(Entries from a dataset)
--------

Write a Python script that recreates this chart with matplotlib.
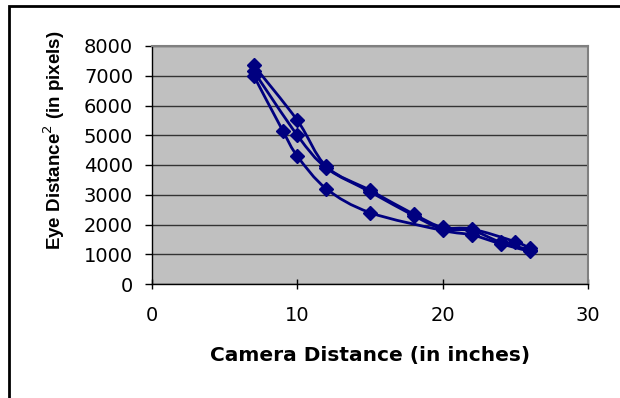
import numpy as np
import matplotlib.pyplot as plt
from matplotlib.path import Path
from matplotlib.patches import PathPatch, Rectangle

plt.rcParams['font.family'] = ['DejaVu Sans']

# camera distance (inches) and squared eye distance (pixels), three runs
x_a = [7, 10, 12, 15, 18, 20, 22, 25, 26]
y_a = [7350, 5500, 3950, 3150, 2350, 1900, 1850, 1420, 1200]
x_b = [7, 10, 12, 15, 18, 20, 22, 24, 26]
y_b = [7150, 5000, 3900, 3100, 2300, 1850, 1800, 1400, 1150]
x_c = [7, 9, 10, 12, 15, 20, 22, 24, 26]
y_c = [7000, 5150, 4300, 3200, 2400, 1800, 1650, 1350, 1100]

navy = '#000080'


def smooth_path(xs, ys):
    # excel-like smoothed line: bezier through the points
    p = np.column_stack([xs, ys]).astype(float)
    verts = [p[0]]
    codes = [Path.MOVETO]
    n = len(p)
    for i in range(n - 1):
        p0 = p[i - 1] if i > 0 else p[i]
        p1 = p[i]
        p2 = p[i + 1]
        p3 = p[i + 2] if i + 2 < n else p[i + 1]
        c1 = p1 + (p2 - p0) / 6.0
        c2 = p2 - (p3 - p1) / 6.0
        verts += [c1, c2, p2]
        codes += [Path.CURVE4] * 3
    return Path(verts, codes)


fig = plt.figure(figsize=(6.2, 3.98), dpi=100)
ax = fig.add_axes([152 / 620, 1 - 284 / 398, 436 / 620, 238 / 398])
ax.set_facecolor('#C0C0C0')

for xs, ys in [(x_a, y_a), (x_b, y_b), (x_c, y_c)]:
    ax.add_patch(PathPatch(smooth_path(xs, ys), fill=False, edgecolor=navy, lw=2.0, zorder=3))
    ax.plot(xs, ys, linestyle='none', marker='D', markersize=7.5, color=navy, zorder=4)

ax.set_xlim(0, 30)
ax.set_ylim(0, 8000)
ax.set_xticks([0, 10, 20, 30])
ax.set_yticks(np.arange(0, 8001, 1000))
ax.yaxis.grid(True, color='#333333', lw=1.0)
ax.set_axisbelow(True)
for s in ['top', 'right']:
    ax.spines[s].set_color('#808080')
    ax.spines[s].set_linewidth(1.5)
for s in ['left', 'bottom']:
    ax.spines[s].set_color('#000000')
    ax.spines[s].set_linewidth(1.0)
ax.tick_params(axis='y', direction='out', length=5, width=1, labelsize=14, pad=8.6)
ax.tick_params(axis='x', direction='inout', length=6.5, width=1, labelsize=14, pad=12.5)

fig.text(54 / 620, 1 - 140 / 398, 'Eye Distance$^2$ (in pixels)', rotation=90,
         ha='center', va='center', fontsize=13.5, fontweight='bold',
         family=['Liberation Sans', 'DejaVu Sans'])
fig.text(370 / 620, 1 - 356 / 398, 'Camera Distance (in inches)',
         ha='center', va='center', fontsize=14.5, fontweight='bold')

fig.patches.append(Rectangle((8.5 / 620, -0.1), 1.2, 1.1 - 6 / 398, transform=fig.transFigure,
                             fill=False, edgecolor='black', lw=2, clip_on=False))

fig.savefig('out.png', dpi=100)
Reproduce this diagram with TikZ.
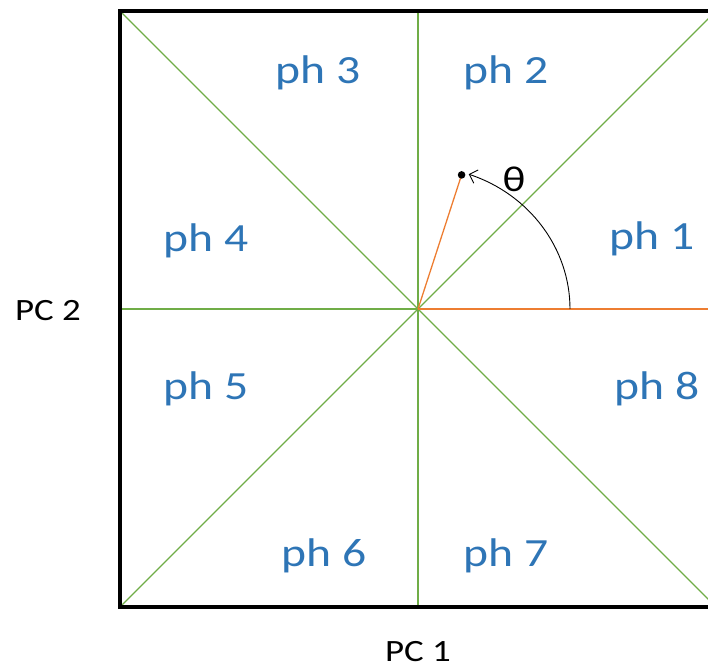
\documentclass[tikz,border=0pt]{standalone}
\usepackage{fontspec}
\setmainfont{Carlito}
\usetikzlibrary{arrows.meta,calc}
\tikzset{>={Straight Barb[length=7pt,width=14pt]}}
\definecolor{phcol}{RGB}{46,117,182}
\definecolor{sepcol}{RGB}{112,173,71}
\definecolor{vcol}{RGB}{237,125,49}
\tikzstyle{sepline}=[sepcol,line width=1.3]
\tikzstyle{phlabel}=[phcol,xscale=1.19,font=\fontsize{40}{42}\selectfont]
\tikzstyle{pclabel}=[xscale=1.19,font=\fontsize{31}{33}\selectfont]
\def\R{298} % half side of the square

\begin{document}
\begin{tikzpicture}[x=1pt,y=-1pt]
  \useasboundingbox (0,0) rectangle (708,671);
  \coordinate (O) at (418,309);
  \begin{scope}
    \clip (0,0) rectangle (708,671);
    % phase sectors
    \draw[sepline] (O) ++(-\R,-\R) coordinate (tl) -- ++(2*\R,2*\R) coordinate (br);
    \draw[sepline] (O) ++(-\R,\R) coordinate (bl) -- ++(2*\R,-2*\R) coordinate (tr);
    \draw[sepline] (O) ++(0,-\R) coordinate (t) -- ++(0,2*\R) coordinate (b);
    \draw[sepline] (O) ++(-\R,0) coordinate (l) -- (O);
    \draw[line width=3.5] (tl) rectangle (br);
    % vector and angle
    \coordinate (P) at ($(O)+(-72:141)$);
    \draw[vcol,line width=1.3] (O) -- ++(\R,0);
    \draw[vcol,line width=1.3] (O) -- (P);
    \fill (P) circle(3.8);
    \draw[->,line width=0.9] ($(O)+(152,0)$)
      arc[start angle=0,end angle=-70.5,x radius=152,y radius=143];
  \end{scope}
  \node (theta) [pclabel,font=\fontsize{36}{38}\selectfont] at (514,179) {θ};
  \node (ph1) [phlabel] at (652,239) {ph 1};
  \node (ph2) [phlabel] at (506,73) {ph 2};
  \node (ph3) [phlabel] at (318,73) {ph 3};
  \node (ph4) [phlabel] at (206,241) {ph 4};
  \node (ph5) [phlabel] at (206,389) {ph 5};
  \node (ph6) [phlabel] at (324,556) {ph 6};
  \node (ph7) [phlabel] at (506,556) {ph 7};
  \node (ph8) [phlabel] at (657,389) {ph 8};
  \node (pc2) [pclabel] at (48,311) {PC 2};
  \node (pc1) [pclabel] at (418,652) {PC 1};
\end{tikzpicture}
\end{document}
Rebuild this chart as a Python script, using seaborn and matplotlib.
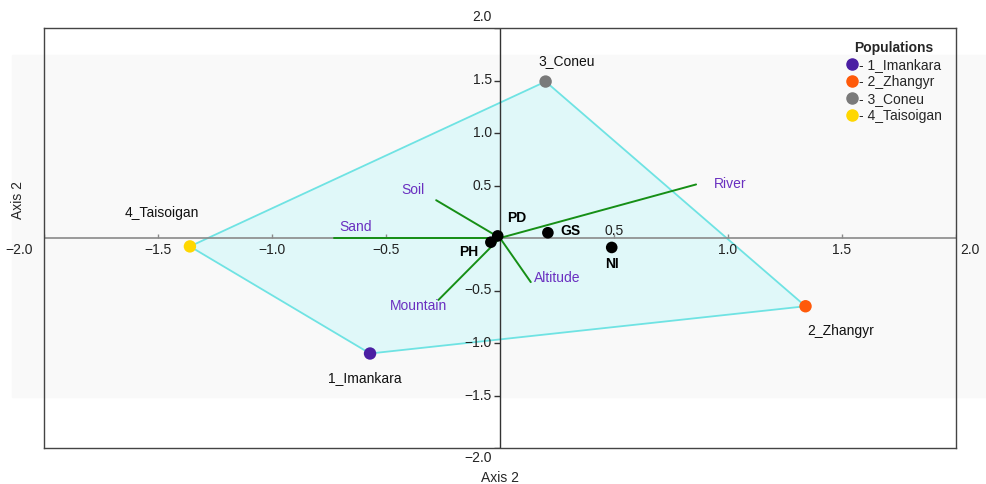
import numpy as np
import pandas as pd
import matplotlib.pyplot as plt
import seaborn as sns
from matplotlib.patches import Polygon, Rectangle
from matplotlib.lines import Line2D

# populations (site scores)
pop_names = ['1_Imankara', '2_Zhangyr', '3_Coneu', '4_Taisoigan']
pop_x = [-0.57, 1.34, 0.20, -1.36]
pop_y = [-1.10, -0.65, 1.49, -0.08]
pop_colors = ['#4b1fa3', '#ff5a0a', '#7a7a7a', '#ffd700']

# traits (black points)
trait_names = ['PD', 'PH', 'GS', 'NI']
trait_x = [-0.01, -0.04, 0.21, 0.49]
trait_y = [0.02, -0.04, 0.05, -0.09]

# environmental vectors
env_names = ['River', 'Soil', 'Sand', 'Mountain', 'Altitude']
env_x = [0.86, -0.28, -0.73, -0.27, 0.135]
env_y = [0.51, 0.36, 0.0, -0.59, -0.42]

ticks = [-2.0, -1.5, -1.0, -0.5, 0.5, 1.0, 1.5, 2.0]

FS = 10

sns.set_style('white')
plt.rcParams['font.family'] = ['Liberation Sans', 'DejaVu Sans']

fig = plt.figure(figsize=(9.87, 4.84), dpi=100)
fig.patch.set_facecolor('white')
# faint grey band behind the chart
fig.patches.append(Rectangle((12 / 987, 87 / 484), 975 / 987, 342 / 484,
                             transform=fig.transFigure, color='#f9f9f9', zorder=-5))
ax = fig.add_axes([44 / 987, 36 / 484, 912 / 987, 420 / 484])
ax.set_facecolor('none')
ax.set_xlim(-2, 2)
ax.set_ylim(-2, 2)
for s in ax.spines.values():
    s.set_color('#444444')
    s.set_linewidth(1.0)
ax.set_xticks([])
ax.set_yticks([])

# centre axes
ax.axhline(0, color='#8a8a8a', lw=1.2, zorder=2)
ax.axvline(0, color='#333333', lw=1.0, zorder=2)
ax.plot(np.zeros(len(ticks)), ticks, ls='', marker=0, ms=4, color='#333333', zorder=2)
ax.plot(ticks, np.zeros(len(ticks)), ls='', marker=2, ms=3, color='#8a8a8a', zorder=2)

for t in ticks:
    # y tick labels
    dy = 8 if t == 2.0 else (-7 if t == -2.0 else 0)
    ax.annotate(f'{t:.1f}'.replace('-', '\u2212'), (0, t), xytext=(-6, dy),
                textcoords='offset points', ha='right', va='center',
                fontsize=FS, color='#222222', annotation_clip=False)
    # x tick labels
    dx = -18 if t == -2.0 else (10 if t == 2.0 else 0)
    dyx = 5 if t == 0.5 else -9
    ax.annotate(f'{t:.1f}'.replace('-', '\u2212'), (t, 0), xytext=(dx, dyx),
                textcoords='offset points', ha='center', va='center',
                fontsize=FS, color='#222222', annotation_clip=False)

# hull polygon (order 4 -> 3 -> 2 -> 1)
order = [3, 2, 1, 0]
hull = Polygon(np.column_stack([np.array(pop_x)[order], np.array(pop_y)[order]]),
               closed=True, facecolor='#e0f8f9', edgecolor='#6fe3e3', lw=1.3, zorder=1)
ax.add_patch(hull)

# environmental vectors
for n, x, y in zip(env_names, env_x, env_y):
    ax.plot([0, x], [0, y], color='#168f16', lw=1.4, zorder=3)
env_off = {'River': (13, 0, 'left'), 'Soil': (-8, 7, 'right'), 'Sand': (4, 8, 'left'),
           'Mountain': (-14, -4, 'center'), 'Altitude': (19, 3, 'center')}
for n, x, y in zip(env_names, env_x, env_y):
    ox, oy, ha = env_off[n]
    ax.annotate(n, (x, y), xytext=(ox, oy), textcoords='offset points', ha=ha,
                va='center', fontsize=FS, color='#6a30c0')

# trait points
traits = pd.DataFrame({'x': trait_x, 'y': trait_y, 'name': trait_names})
sns.scatterplot(data=traits, x='x', y='y', color='black', s=70, edgecolor='none',
                ax=ax, zorder=5, legend=False)
trait_off = {'PD': (14, 13), 'PH': (-16, -7), 'GS': (16, 1), 'NI': (0, -12)}
for n, x, y in zip(trait_names, trait_x, trait_y):
    ox, oy = trait_off[n]
    ax.annotate(n, (x, y), xytext=(ox, oy), textcoords='offset points', ha='center',
                va='center', fontsize=FS, fontweight='bold', color='black')

# population points
pops = pd.DataFrame({'x': pop_x, 'y': pop_y, 'pop': pop_names})
sns.scatterplot(data=pops, x='x', y='y', hue='pop', palette=pop_colors, s=80,
                edgecolor='none', ax=ax, zorder=6, legend=False)
pop_off = {'1_Imankara': (-4, -18), '2_Zhangyr': (25, -18), '3_Coneu': (15, 15),
           '4_Taisoigan': (-20, 24)}
for n, x, y in zip(pop_names, pop_x, pop_y):
    ox, oy = pop_off[n]
    ax.annotate(n, (x, y), xytext=(ox, oy), textcoords='offset points', ha='center',
                va='center', fontsize=FS, color='#111111')

ax.set_xlabel('')
ax.set_ylabel('')
fig.text(500 / 987, 1 - 478 / 484, 'Axis 2', ha='center', va='center', fontsize=FS)
fig.text(18 / 987, 1 - 200 / 484, 'Axis 2', ha='center', va='center', rotation=90,
         fontsize=FS)

handles = [Line2D([], [], ls='', marker='o', ms=8, color=c) for c in pop_colors]
leg = ax.legend(handles, ['- ' + n for n in pop_names], title='Populations',
                loc='upper right', bbox_to_anchor=(0.994, 0.99), frameon=False,
                fontsize=FS, handletextpad=0.0, handlelength=1.0, labelspacing=0.22,
                borderaxespad=0.2)
leg.get_title().set_fontweight('bold')
leg.get_title().set_fontsize(FS)

fig.savefig('out.png', dpi=100)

--------

- [TASK DIRECTIONS]: From the first line of the material down to the line containing "width=1, labelsize=14, pad=12.5)", inclusive, return each line exactly, skipping any picture.

- [FINAL ANSWER]:
Write a Python script that recreates this chart with matplotlib.
import numpy as np
import matplotlib.pyplot as plt
from matplotlib.path import Path
from matplotlib.patches import PathPatch, Rectangle

plt.rcParams['font.family'] = ['DejaVu Sans']

# camera distance (inches) and squared eye distance (pixels), three runs
x_a = [7, 10, 12, 15, 18, 20, 22, 25, 26]
y_a = [7350, 5500, 3950, 3150, 2350, 1900, 1850, 1420, 1200]
x_b = [7, 10, 12, 15, 18, 20, 22, 24, 26]
y_b = [7150, 5000, 3900, 3100, 2300, 1850, 1800, 1400, 1150]
x_c = [7, 9, 10, 12, 15, 20, 22, 24, 26]
y_c = [7000, 5150, 4300, 3200, 2400, 1800, 1650, 1350, 1100]

navy = '#000080'


def smooth_path(xs, ys):
    # excel-like smoothed line: bezier through the points
    p = np.column_stack([xs, ys]).astype(float)
    verts = [p[0]]
    codes = [Path.MOVETO]
    n = len(p)
    for i in range(n - 1):
        p0 = p[i - 1] if i > 0 else p[i]
        p1 = p[i]
        p2 = p[i + 1]
        p3 = p[i + 2] if i + 2 < n else p[i + 1]
        c1 = p1 + (p2 - p0) / 6.0
        c2 = p2 - (p3 - p1) / 6.0
        verts += [c1, c2, p2]
        codes += [Path.CURVE4] * 3
    return Path(verts, codes)


fig = plt.figure(figsize=(6.2, 3.98), dpi=100)
ax = fig.add_axes([152 / 620, 1 - 284 / 398, 436 / 620, 238 / 398])
ax.set_facecolor('#C0C0C0')

for xs, ys in [(x_a, y_a), (x_b, y_b), (x_c, y_c)]:
    ax.add_patch(PathPatch(smooth_path(xs, ys), fill=False, edgecolor=navy, lw=2.0, zorder=3))
    ax.plot(xs, ys, linestyle='none', marker='D', markersize=7.5, color=navy, zorder=4)

ax.set_xlim(0, 30)
ax.set_ylim(0, 8000)
ax.set_xticks([0, 10, 20, 30])
ax.set_yticks(np.arange(0, 8001, 1000))
ax.yaxis.grid(True, color='#333333', lw=1.0)
ax.set_axisbelow(True)
for s in ['top', 'right']:
    ax.spines[s].set_color('#808080')
    ax.spines[s].set_linewidth(1.5)
for s in ['left', 'bottom']:
    ax.spines[s].set_color('#000000')
    ax.spines[s].set_linewidth(1.0)
ax.tick_params(axis='y', direction='out', length=5, width=1, labelsize=14, pad=8.6)
ax.tick_params(axis='x', direction='inout', length=6.5, width=1, labelsize=14, pad=12.5)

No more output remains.